Instruction: Leave out any picture and return the remaining listing below exactly as given.

## Begin Stored data

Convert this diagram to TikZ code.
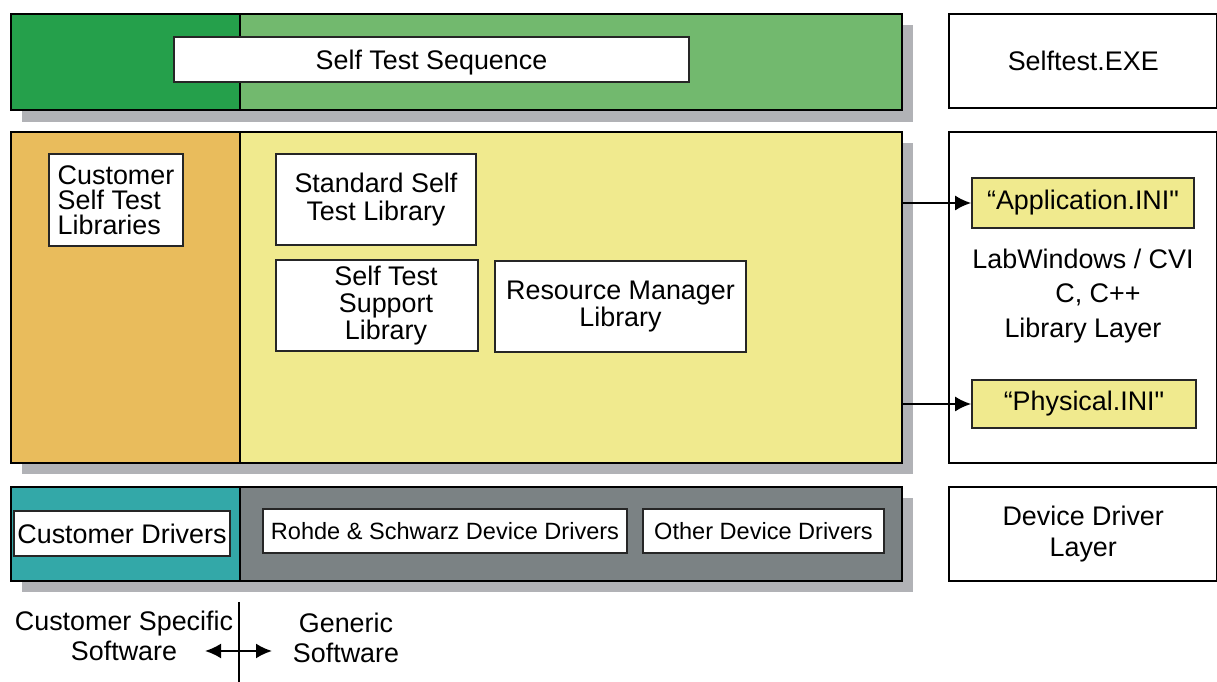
\documentclass[tikz,border=0pt]{standalone}
\usepackage{fontspec}
\setmainfont{Liberation Sans}
\newfontfamily\straightq{Liberation Sans}[Ligatures=TeXOff]
\usetikzlibrary{arrows.meta}
\definecolor{greendark}{RGB}{37,160,75}
\definecolor{greenlight}{RGB}{114,185,110}
\definecolor{orangelib}{RGB}{233,188,92}
\definecolor{yellowlib}{RGB}{240,234,142}
\definecolor{tealdrv}{RGB}{51,168,168}
\definecolor{greydrv}{RGB}{123,130,132}
\definecolor{shadowgrey}{RGB}{177,178,182}
\tikzset{
  layer/.style={draw, line width=0.7pt, anchor=north west, inner sep=0pt, align=center,
    font=\fontsize{7.65}{8.8}\selectfont},
  box/.style={draw=black!85, line width=0.45pt, fill=white, inner sep=0pt, align=center,
    font=\fontsize{7.65}{7.8}\selectfont},
  smallbox/.style={box, font=\fontsize{6.7}{7.8}\selectfont},
  plain/.style={inner sep=0pt, align=center, font=\fontsize{7.65}{8.5}\selectfont}
}
\begin{document}
\begin{tikzpicture}[>={Latex[length=0.16cm,width=0.15cm]}]
\useasboundingbox (0,0) rectangle (12.17,-6.82);
% shadows
\fill[shadowgrey] (0.22,-0.25) rectangle (9.13,-1.22);
\fill[shadowgrey] (0.22,-1.43) rectangle (9.13,-4.74);
\fill[shadowgrey] (0.22,-4.98) rectangle (9.13,-5.92);
% layers
\node[layer, fill=greendark, minimum width=2.29cm, minimum height=0.96cm] (seqL) at (0.10,-0.13) {};
\node[layer, fill=greenlight, minimum width=6.62cm, minimum height=0.96cm] (seqR) at (2.39,-0.13) {};
\node[layer, fill=orangelib, minimum width=2.29cm, minimum height=3.31cm] (libL) at (0.10,-1.31) {};
\node[layer, fill=yellowlib, minimum width=6.62cm, minimum height=3.31cm] (libR) at (2.39,-1.31) {};
\node[layer, fill=tealdrv, minimum width=2.29cm, minimum height=0.94cm] (drvL) at (0.10,-4.86) {};
\node[layer, fill=greydrv, minimum width=6.62cm, minimum height=0.94cm] (drvR) at (2.39,-4.86) {};
% right column
\node[layer, fill=white, minimum width=2.68cm, minimum height=0.94cm] (exe) at (9.48,-0.13) {Selftest.EXE};
\node[layer, fill=white, minimum width=2.68cm, minimum height=3.31cm] (labwin) at (9.48,-1.31) {};
\node[layer, fill=white, minimum width=2.68cm, minimum height=0.94cm] (ddl) at (9.48,-4.86) {Device Driver\\Layer};
% boxes
\node[box, minimum width=5.15cm, minimum height=0.45cm, text depth=0pt] (seq) at (4.315,-0.595) {Self Test Sequence};
\node[box, minimum width=1.34cm, minimum height=0.92cm, align=left, font=\fontsize{7.65}{7.1}\selectfont] (custlib) at (1.16,-2.00) {Customer\\Self Test\\Libraries};
\node[box, minimum width=2.00cm, minimum height=0.91cm] (stdlib) at (3.76,-1.995) {Standard Self\\Test Library};
\node[box, minimum width=2.02cm, minimum height=0.91cm] (suplib) at (3.77,-3.055) {\hspace*{0.18cm}Self Test\\\hspace*{0.18cm}Support\\\hspace*{0.18cm}Library};
\node[box, minimum width=2.51cm, minimum height=0.91cm] (resmgr) at (6.205,-3.065) {Resource Manager\\Library};
\node[box, fill=yellowlib, minimum width=2.22cm, minimum height=0.50cm] (appini) at (10.83,-2.03) {``Application.INI{\straightq "}};
\node[box, fill=yellowlib, minimum width=2.24cm, minimum height=0.48cm] (physini) at (10.84,-4.04) {``Physical.INI{\straightq "}};
\node[plain, font=\fontsize{7.65}{9.7}\selectfont] (lwtext) at (10.83,-2.96) {LabWindows / CVI\\\hspace*{0.3cm}C, C++\\Library Layer};
\node[box, minimum width=2.16cm, minimum height=0.45cm] (custdrv) at (1.22,-5.335) {Customer Drivers};
\node[smallbox, minimum width=3.64cm, minimum height=0.44cm] (rsdrv) at (4.45,-5.31) {Rohde \& Schwarz Device Drivers};
\node[smallbox, minimum width=2.41cm, minimum height=0.44cm] (otherdrv) at (7.635,-5.31) {Other Device Drivers};
% ini arrows
\draw[->, line width=0.6pt] (libR.east |- appini.west) -- (appini.west);
\draw[->, line width=0.6pt] (libR.east |- physini.west) -- (physini.west);
% customer / generic split
\node[plain] (custsw) at (1.24,-6.36) {Customer Specific\\Software};
\node[plain] (gensw) at (3.46,-6.375) {Generic\\Software};
\coordinate (divtop) at (2.39,-6.02);
\coordinate (divbot) at (2.39,-6.82);
\coordinate (arrL) at (2.05,-6.51);
\coordinate (arrR) at (2.72,-6.51);
\draw[line width=0.6pt] (divtop) -- (divbot);
\draw[<->, line width=0.6pt] (arrL) -- (arrR);
\end{tikzpicture}
\end{document}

## End Stored data

Answer to the problem:
Convert this diagram to TikZ code.
\documentclass[tikz,border=0pt]{standalone}
\usepackage{fontspec}
\setmainfont{Liberation Sans}
\newfontfamily\straightq{Liberation Sans}[Ligatures=TeXOff]
\usetikzlibrary{arrows.meta}
\definecolor{greendark}{RGB}{37,160,75}
\definecolor{greenlight}{RGB}{114,185,110}
\definecolor{orangelib}{RGB}{233,188,92}
\definecolor{yellowlib}{RGB}{240,234,142}
\definecolor{tealdrv}{RGB}{51,168,168}
\definecolor{greydrv}{RGB}{123,130,132}
\definecolor{shadowgrey}{RGB}{177,178,182}
\tikzset{
  layer/.style={draw, line width=0.7pt, anchor=north west, inner sep=0pt, align=center,
    font=\fontsize{7.65}{8.8}\selectfont},
  box/.style={draw=black!85, line width=0.45pt, fill=white, inner sep=0pt, align=center,
    font=\fontsize{7.65}{7.8}\selectfont},
  smallbox/.style={box, font=\fontsize{6.7}{7.8}\selectfont},
  plain/.style={inner sep=0pt, align=center, font=\fontsize{7.65}{8.5}\selectfont}
}
\begin{document}
\begin{tikzpicture}[>={Latex[length=0.16cm,width=0.15cm]}]
\useasboundingbox (0,0) rectangle (12.17,-6.82);
% shadows
\fill[shadowgrey] (0.22,-0.25) rectangle (9.13,-1.22);
\fill[shadowgrey] (0.22,-1.43) rectangle (9.13,-4.74);
\fill[shadowgrey] (0.22,-4.98) rectangle (9.13,-5.92);
% layers
\node[layer, fill=greendark, minimum width=2.29cm, minimum height=0.96cm] (seqL) at (0.10,-0.13) {};
\node[layer, fill=greenlight, minimum width=6.62cm, minimum height=0.96cm] (seqR) at (2.39,-0.13) {};
\node[layer, fill=orangelib, minimum width=2.29cm, minimum height=3.31cm] (libL) at (0.10,-1.31) {};
\node[layer, fill=yellowlib, minimum width=6.62cm, minimum height=3.31cm] (libR) at (2.39,-1.31) {};
\node[layer, fill=tealdrv, minimum width=2.29cm, minimum height=0.94cm] (drvL) at (0.10,-4.86) {};
\node[layer, fill=greydrv, minimum width=6.62cm, minimum height=0.94cm] (drvR) at (2.39,-4.86) {};
% right column
\node[layer, fill=white, minimum width=2.68cm, minimum height=0.94cm] (exe) at (9.48,-0.13) {Selftest.EXE};
\node[layer, fill=white, minimum width=2.68cm, minimum height=3.31cm] (labwin) at (9.48,-1.31) {};
\node[layer, fill=white, minimum width=2.68cm, minimum height=0.94cm] (ddl) at (9.48,-4.86) {Device Driver\\Layer};
% boxes
\node[box, minimum width=5.15cm, minimum height=0.45cm, text depth=0pt] (seq) at (4.315,-0.595) {Self Test Sequence};
\node[box, minimum width=1.34cm, minimum height=0.92cm, align=left, font=\fontsize{7.65}{7.1}\selectfont] (custlib) at (1.16,-2.00) {Customer\\Self Test\\Libraries};
\node[box, minimum width=2.00cm, minimum height=0.91cm] (stdlib) at (3.76,-1.995) {Standard Self\\Test Library};
\node[box, minimum width=2.02cm, minimum height=0.91cm] (suplib) at (3.77,-3.055) {\hspace*{0.18cm}Self Test\\\hspace*{0.18cm}Support\\\hspace*{0.18cm}Library};
\node[box, minimum width=2.51cm, minimum height=0.91cm] (resmgr) at (6.205,-3.065) {Resource Manager\\Library};
\node[box, fill=yellowlib, minimum width=2.22cm, minimum height=0.50cm] (appini) at (10.83,-2.03) {``Application.INI{\straightq "}};
\node[box, fill=yellowlib, minimum width=2.24cm, minimum height=0.48cm] (physini) at (10.84,-4.04) {``Physical.INI{\straightq "}};
\node[plain, font=\fontsize{7.65}{9.7}\selectfont] (lwtext) at (10.83,-2.96) {LabWindows / CVI\\\hspace*{0.3cm}C, C++\\Library Layer};
\node[box, minimum width=2.16cm, minimum height=0.45cm] (custdrv) at (1.22,-5.335) {Customer Drivers};
\node[smallbox, minimum width=3.64cm, minimum height=0.44cm] (rsdrv) at (4.45,-5.31) {Rohde \& Schwarz Device Drivers};
\node[smallbox, minimum width=2.41cm, minimum height=0.44cm] (otherdrv) at (7.635,-5.31) {Other Device Drivers};
% ini arrows
\draw[->, line width=0.6pt] (libR.east |- appini.west) -- (appini.west);
\draw[->, line width=0.6pt] (libR.east |- physini.west) -- (physini.west);
% customer / generic split
\node[plain] (custsw) at (1.24,-6.36) {Customer Specific\\Software};
\node[plain] (gensw) at (3.46,-6.375) {Generic\\Software};
\coordinate (divtop) at (2.39,-6.02);
\coordinate (divbot) at (2.39,-6.82);
\coordinate (arrL) at (2.05,-6.51);
\coordinate (arrR) at (2.72,-6.51);
\draw[line width=0.6pt] (divtop) -- (divbot);
\draw[<->, line width=0.6pt] (arrL) -- (arrR);
\end{tikzpicture}
\end{document}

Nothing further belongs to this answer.